Defendant was fleeing from the police after an attempted traffic stop, and he drove into his garage. The officers could enter his garage in hot pursuit from a jailable misdemeanor. The court declines to adopt a different standard under the state constitution. Commonwealth v. Jewett, 2015 Mass. LEXIS 321 (June 11, 2015):
b. Exigent circumstances. As noted above, hot pursuit of a fleeing suspect is a well-recognized exception to the warrant requirement. See Santana, 427 U.S. at 41-43 (warrantless entry permissible under doctrine of hot pursuit where defendant fled inside home to avoid arrest for heroin possession with intent to distribute); Kentucky v. King, 131 S. Ct. 1849, 1856, 179 L. Ed. 2d 865 (2011). This exception effectuates the principle that “a suspect may not defeat an arrest which has been set in motion in a public place … by the expedient of escaping [*15] to a private place.” Santana, 427 U.S. at 43. Hot pursuit does not require a high speed race or a trail of police cruisers in fast pursuit of a suspect. See id. (“it need not be an extended hue and cry in and about [the] public streets” [quotations omitted]). Rather, it merely means “some sort of a chase.” Id.

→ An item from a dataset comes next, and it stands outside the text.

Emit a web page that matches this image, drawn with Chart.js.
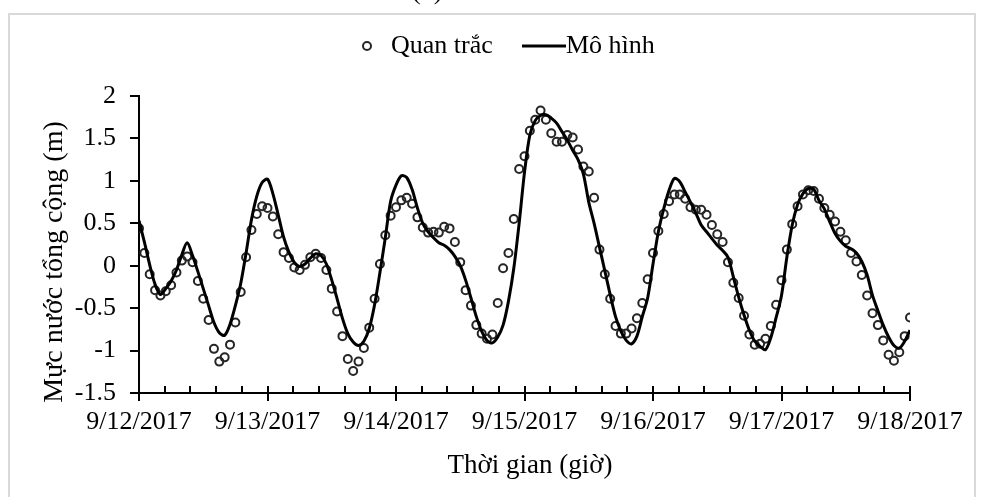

Although it is well settled that a State may develop its own law of search and seizure so long as it does not run afoul of the prohibitions of the Fourth Amendment, see Commonwealth v. Matthews, 355 Mass. 378, 380-381, 244 N.E.2d 908 (1969), “[F]ederal and [S]tate courts nationwide are sharply divided on the question whether an officer with probable cause to arrest a suspect for a misdemeanor may enter a home without a warrant while in hot pursuit of that suspect.” Stanton v. Sims, 134 S. Ct. 3, 5, 187 L. Ed. 2d 341 (2013). The defendant argues that the hot pursuit exception does not apply to “minor crimes,” and because the crimes he was suspected of committing at the time of the warrantless entry were not felonies, he contends that Holcroft’s entry into his garage was not permissible. We find this argument unpersuasive.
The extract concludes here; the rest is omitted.